When I tested the costume by sitting on a garden table and getting Rod to photograph me i thought I looked a lot like statues of the mature Queen Victoria, so I decided I needed an orb and scepter equivalent. This was an egg and a stick, of course. I made the egg by blowing up a balloon, tieing string around to give a basic non-slip structure and a handle, and then papier machieing it with strips of newspaper and pva glue. I didn't use pulp as that is yucky and a friend said she tried that and the stuff all fell off. It worked well, and I painted it with acrylic glue to make it a brownish colour.
We allowed extra time for the drive down in case there were traffic jams, but apart from a slowish bit as we passed Oxford, with a queue in the exit lane, the journey was great. Arriving, therefore, far too early, we had lunch in an Italian cafe and then caught a taxi to Trafalgar Square. The taxi-driver said I was his first plinther. He talked about several of the people he had seen do things, so it is clear that as the taxi's swirl around the roads they do notice what is going on on the plinth.
At the One&Other office I had to show my passport and driving licence to prove with a photo id and an address that I was who I was supposed to be. I had my bags searched. I had already been told I couldn't take on fire, glass or fire-arms, but was a bit surprised when reluctance or at least hesitation was shown over my stick that I was going to clutch. They didn't want anything that might fall through the net and hurt someone. I was then interviewed and photographed, first in my normal clothes (not that normal as I was wearing my amazing Physalis earrings by Nora Fok) and then in my costume. The interview was taped for the oral history project the Welcome Trust is running. I was asked all sorts of questions, not just about the plinth project. The only thing that flummoxed me was when I was asked for my view on art.
I was shown the cherry picker used to transport people to and from the plinth. They are lovely big green and yellow machines, gleaming and serviced every two days by the JCB staff. I then had a microphone put on me - I was surprised by this, thought in retrospect that was surprising in itself. I suppose I had thought the mics were built into the cameras. I hadn't intended to do anything but sit quietly, but once I was mic'ed (how on earth is that word spelt, everything looks odd) up I ran a commentary, and burbled on about anything that came into my head. If you watch the coverage you can see that the camera operator is paying attention, as the camera swivels to take in the topic of conversation.
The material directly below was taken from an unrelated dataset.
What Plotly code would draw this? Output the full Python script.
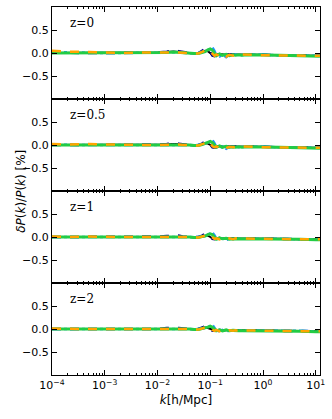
import plotly.graph_objects as go
from plotly.subplots import make_subplots

# wavenumbers [h/Mpc]
k = [1e-4, 2e-4, 5e-4, 1e-3, 2e-3, 5e-3, 0.01, 0.015, 0.02, 0.025, 0.03, 0.04,
     0.05, 0.06, 0.07, 0.08, 0.09, 0.1, 0.11, 0.12, 0.13, 0.15, 0.17, 0.2,
     0.23, 0.27, 0.3, 0.35, 0.4, 0.5, 0.7, 1.0, 2.0, 5.0, 10.0, 12.0]

redshifts = ["z=0", "z=0.5", "z=1", "z=2"]

# relative difference [%], one list per series and redshift
black_z0 = [0.0, 0.0, 0.0, 0.0, 0.0, 0.0, 0.01, 0.02, 0.03, 0.02, 0.01, 0.0, -0.01, 0.0, 0.02, 0.05, 0.04, 0.0, -0.04, -0.05, -0.03, -0.02, -0.03, -0.04, -0.03, -0.04, -0.03, -0.03, -0.04, -0.03, -0.04, -0.04, -0.05, -0.06, -0.06, -0.06]
navy_z0 = [0.01, 0.0, 0.0, 0.0, 0.0, 0.0, 0.01, 0.03, 0.05, 0.04, 0.02, 0.0, -0.02, 0.0, 0.04, 0.09, 0.08, 0.02, -0.06, -0.07, -0.04, -0.02, -0.04, -0.05, -0.03, -0.04, -0.03, -0.03, -0.04, -0.03, -0.04, -0.04, -0.05, -0.06, -0.06, -0.06]
cyan_z0 = [0.02, 0.01, 0.0, 0.0, 0.0, 0.0, 0.0, 0.01, 0.02, 0.01, 0.01, 0.0, -0.01, 0.0, 0.02, 0.03, 0.06, 0.1, 0.12, 0.05, -0.05, -0.08, -0.03, -0.09, -0.04, -0.06, -0.03, -0.05, -0.04, -0.03, -0.03, -0.04, -0.05, -0.05, -0.06, -0.06]
green_z0 = [0.0, 0.0, 0.0, 0.0, 0.0, 0.0, 0.0, 0.01, 0.02, 0.01, 0.0, 0.0, -0.01, -0.01, 0.01, 0.03, 0.07, 0.09, 0.06, 0.0, -0.06, -0.02, -0.05, -0.03, -0.06, -0.04, -0.05, -0.04, -0.05, -0.04, -0.04, -0.05, -0.05, -0.06, -0.07, -0.07]
orange_z0 = [0.05, 0.03, 0.02, 0.01, 0.0, 0.01, 0.0, 0.01, 0.02, 0.01, 0.0, 0.0, -0.01, -0.01, 0.02, 0.05, 0.08, 0.03, -0.03, -0.06, -0.03, -0.07, -0.02, -0.08, -0.04, -0.06, -0.04, -0.05, -0.03, -0.04, -0.04, -0.05, -0.05, -0.05, -0.06, -0.06]

black_z05 = [0.0, 0.0, 0.0, 0.0, 0.0, 0.0, 0.01, 0.01, 0.02, 0.02, 0.01, 0.0, -0.01, 0.0, 0.02, 0.04, 0.03, 0.0, -0.03, -0.04, -0.03, -0.02, -0.03, -0.04, -0.03, -0.03, -0.03, -0.03, -0.04, -0.03, -0.04, -0.04, -0.05, -0.05, -0.06, -0.06]
navy_z05 = [0.0, 0.0, 0.0, 0.0, 0.0, 0.0, 0.01, 0.02, 0.04, 0.03, 0.02, 0.0, -0.02, 0.0, 0.03, 0.08, 0.07, 0.01, -0.05, -0.06, -0.04, -0.02, -0.03, -0.04, -0.03, -0.04, -0.03, -0.03, -0.04, -0.03, -0.04, -0.04, -0.05, -0.05, -0.06, -0.06]
cyan_z05 = [0.01, 0.0, 0.0, 0.0, 0.0, 0.0, 0.0, 0.01, 0.01, 0.01, 0.0, 0.0, -0.01, 0.0, 0.02, 0.03, 0.05, 0.09, 0.11, 0.04, -0.04, -0.07, -0.03, -0.08, -0.04, -0.05, -0.03, -0.05, -0.04, -0.03, -0.03, -0.04, -0.05, -0.05, -0.06, -0.06]
green_z05 = [0.0, 0.0, 0.0, 0.0, 0.0, 0.0, 0.0, 0.01, 0.01, 0.01, 0.0, 0.0, -0.01, -0.01, 0.01, 0.03, 0.06, 0.08, 0.05, 0.0, -0.05, -0.02, -0.05, -0.03, -0.05, -0.04, -0.05, -0.04, -0.05, -0.04, -0.04, -0.05, -0.05, -0.06, -0.07, -0.07]
orange_z05 = [0.02, 0.01, 0.02, 0.01, 0.0, 0.0, 0.0, 0.01, 0.01, 0.01, 0.0, 0.0, -0.01, -0.01, 0.02, 0.04, 0.09, 0.04, -0.03, -0.05, -0.03, -0.06, -0.02, -0.07, -0.04, -0.05, -0.04, -0.05, -0.03, -0.04, -0.04, -0.05, -0.05, -0.05, -0.06, -0.06]

black_z1 = [0.0, 0.0, 0.0, 0.0, 0.0, 0.0, 0.0, 0.01, 0.01, 0.01, 0.01, 0.0, -0.01, 0.0, 0.01, 0.03, 0.03, 0.0, -0.03, -0.03, -0.02, -0.02, -0.03, -0.03, -0.03, -0.03, -0.03, -0.03, -0.03, -0.03, -0.04, -0.04, -0.04, -0.05, -0.05, -0.05]
navy_z1 = [0.0, 0.0, 0.0, 0.0, 0.0, 0.0, 0.01, 0.02, 0.03, 0.03, 0.01, 0.0, -0.01, 0.0, 0.03, 0.07, 0.06, 0.01, -0.04, -0.05, -0.03, -0.02, -0.03, -0.04, -0.03, -0.03, -0.03, -0.03, -0.03, -0.03, -0.04, -0.04, -0.04, -0.05, -0.05, -0.05]
cyan_z1 = [0.0, 0.0, 0.0, 0.0, 0.0, 0.0, 0.0, 0.01, 0.01, 0.01, 0.0, 0.0, -0.01, 0.0, 0.01, 0.02, 0.05, 0.08, 0.1, 0.04, -0.03, -0.06, -0.03, -0.07, -0.03, -0.05, -0.03, -0.04, -0.04, -0.03, -0.03, -0.04, -0.04, -0.05, -0.05, -0.05]
green_z1 = [0.0, 0.0, 0.0, 0.0, 0.0, 0.0, 0.0, 0.01, 0.01, 0.01, 0.0, 0.0, -0.01, -0.01, 0.01, 0.02, 0.05, 0.07, 0.05, 0.0, -0.05, -0.02, -0.04, -0.03, -0.05, -0.04, -0.04, -0.04, -0.04, -0.04, -0.04, -0.04, -0.05, -0.05, -0.06, -0.06]
orange_z1 = [0.01, 0.0, 0.01, 0.0, 0.0, 0.0, 0.0, 0.01, 0.01, 0.01, 0.0, 0.0, -0.01, -0.01, 0.01, 0.03, 0.07, 0.03, -0.02, -0.04, -0.03, -0.05, -0.02, -0.06, -0.03, -0.05, -0.03, -0.04, -0.03, -0.04, -0.04, -0.04, -0.05, -0.05, -0.05, -0.05]

black_z2 = [0.0, 0.0, 0.0, 0.0, 0.0, 0.0, 0.0, 0.01, 0.01, 0.01, 0.0, 0.0, -0.01, 0.0, 0.01, 0.03, 0.02, 0.0, -0.02, -0.03, -0.02, -0.02, -0.02, -0.03, -0.02, -0.03, -0.02, -0.03, -0.03, -0.03, -0.03, -0.03, -0.04, -0.04, -0.05, -0.05]
navy_z2 = [0.0, 0.0, 0.0, 0.0, 0.0, 0.0, 0.0, 0.02, 0.03, 0.02, 0.01, 0.0, -0.01, 0.0, 0.03, 0.06, 0.05, 0.01, -0.04, -0.04, -0.03, -0.02, -0.03, -0.03, -0.02, -0.03, -0.02, -0.03, -0.03, -0.03, -0.03, -0.03, -0.04, -0.04, -0.05, -0.05]
cyan_z2 = [0.0, 0.0, 0.0, 0.0, 0.0, 0.0, 0.0, 0.01, 0.01, 0.01, 0.0, 0.0, -0.01, 0.0, 0.01, 0.02, 0.04, 0.07, 0.09, 0.03, -0.03, -0.05, -0.02, -0.06, -0.03, -0.04, -0.03, -0.04, -0.03, -0.03, -0.03, -0.03, -0.04, -0.04, -0.05, -0.05]
green_z2 = [0.0, 0.0, 0.0, 0.0, 0.0, 0.0, 0.0, 0.01, 0.01, 0.01, 0.0, 0.0, -0.01, -0.01, 0.01, 0.02, 0.04, 0.06, 0.04, 0.0, -0.04, -0.02, -0.04, -0.02, -0.04, -0.03, -0.04, -0.04, -0.04, -0.04, -0.04, -0.04, -0.05, -0.05, -0.06, -0.06]
orange_z2 = [0.01, 0.0, 0.0, 0.0, 0.0, 0.0, 0.0, 0.01, 0.01, 0.01, 0.0, 0.0, -0.01, -0.01, 0.01, 0.03, 0.06, 0.03, -0.02, -0.04, -0.02, -0.05, -0.02, -0.05, -0.03, -0.04, -0.03, -0.04, -0.03, -0.03, -0.03, -0.04, -0.04, -0.05, -0.05, -0.05]

panels = [
    [black_z0, navy_z0, cyan_z0, green_z0, orange_z0],
    [black_z05, navy_z05, cyan_z05, green_z05, orange_z05],
    [black_z1, navy_z1, cyan_z1, green_z1, orange_z1],
    [black_z2, navy_z2, cyan_z2, green_z2, orange_z2],
]

# series styles: colour, width, dash
STYLES = [
    ("#000000", 2, "solid"),
    ("#00008b", 2.5, "dash"),
    ("#1e90ff", 2.5, "dashdot"),
    ("#22cc44", 3, "solid"),
    ("#ffa500", 2.5, "dash"),
]

FONT = "DejaVu Sans"

fig = make_subplots(rows=4, cols=1, shared_xaxes=True, vertical_spacing=0)

for row, series in enumerate(panels, start=1):
    for vals, (color, width, dash) in zip(series, STYLES):
        fig.add_trace(go.Scatter(
            x=k, y=vals, mode="lines",
            line=dict(color=color, width=width, dash=dash),
            showlegend=False
        ), row=row, col=1)

    fig.add_annotation(
        text=redshifts[row - 1], xref="x domain", yref="y domain",
        x=0.06, y=0.83, showarrow=False, xanchor="left", yanchor="middle",
        font=dict(family="DejaVu Serif", size=12, color="#000"),
        row=row, col=1
    )

major = [1e-4, 1e-3, 1e-2, 1e-1, 1e0, 1e1]
minor = [m * d for d in [1e-4, 1e-3, 1e-2, 1e-1, 1e0, 1e1] for m in range(2, 10)]

fig.update_xaxes(
    type="log", range=[-4, 1.08],
    tickmode="array", tickvals=major,
    ticktext=["10<sup>\u22124</sup>", "10<sup>\u22123</sup>", "10<sup>\u22122</sup>",
              "10<sup>\u22121</sup>", "10<sup>0</sup>", "10<sup>1</sup>"],
    ticks="inside", ticklen=5, tickcolor="#000",
    minor=dict(tickmode="array", tickvals=minor, ticks="inside", ticklen=2,
               tickcolor="#000", showgrid=False),
    showline=True, linecolor="#000", linewidth=1.2, mirror="allticks",
    showgrid=False, zeroline=False
)
fig.update_xaxes(title=dict(text="<i>k</i>[h/Mpc]", font=dict(size=12), standoff=4),
                 row=4, col=1)

fig.update_yaxes(
    range=[-1, 1], tickmode="array", tickvals=[-0.5, 0, 0.5],
    ticktext=["\u22120.5", "0.0", "0.5"],
    ticks="inside", ticklen=5, tickcolor="#000",
    showline=True, linecolor="#000", linewidth=1.2, mirror="allticks",
    showgrid=False, zeroline=False
)

fig.add_annotation(
    text="<i>\u03b4P</i>(<i>k</i>)/<i>P</i>(<i>k</i>) [%]",
    xref="paper", yref="paper", x=-0.15, y=0.5, textangle=-90,
    showarrow=False, font=dict(size=12, color="#000")
)

fig.update_layout(
    width=332, height=419,
    margin=dict(l=52, r=12, t=7, b=44),
    paper_bgcolor="white", plot_bgcolor="white",
    font=dict(family=FONT, size=11, color="#000")
)

# drop the browser's default body margin so the figure sits at the page corner
fig.write_html("out.html", config={"displayModeBar": False},
               post_script="document.body.style.margin='0';")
Once up on the plinth everything seemed very peaceful. The square bustled with people, there were breakdancers in front of the national gallery, deckchairs full of people enjoying the sun, and general milling. I had worried that I would feel vertiginous, which is why I had planned a stationary activity, but I didn't notice that at all. The safety net probably stopped any of that - I thought it might not as it is horizontal below the level of the plinth, but it is very visible.
I had been warned that the guides in the open topped buses might shout out to me and I was just to ignore them. Only once called out, very politely, to ask if I was a pigeon, so I called back that I was. There are several trees between the road and the plinth where the buses paused, and I could see people craning to see properly.
Rod wandered around in the square below to tell people what I was doing if they seemed interested. He pointed out that I got a great cheer when I went up and when I left, which was lovely. One person has put a picture up on the&Other website through Flikr saying they didn't know what I represented and that I just sat there the whole time. I know some people would be bored by the way I just sat there, rather than doing some performance that engaged the passers by. If you watch the SkyTv show they really only like the ones that do a lot. However, Anthony Gormley himself said he was happy with the people that just used their time to sit there quietly, so I reckon that is ok. After all, the other plinth occupants in the square don't move at all.
Overall I would say it was a highly amusing event to participate in and I have no regrets about joining in. I wish I had realised my costume was caught on the stool so I didn't look like a proper round pigeon, and I wish I'd used some pins to stop the fabric blowing up ( quite and updraft on the plinth). It would also have been better to have spoken more clearly/had the mic in a different position, as the background noise in the square is very load, with the fountain, the sirens and the general traffic and people noise. We both had fun and Rod enjoyed being support staff for a change.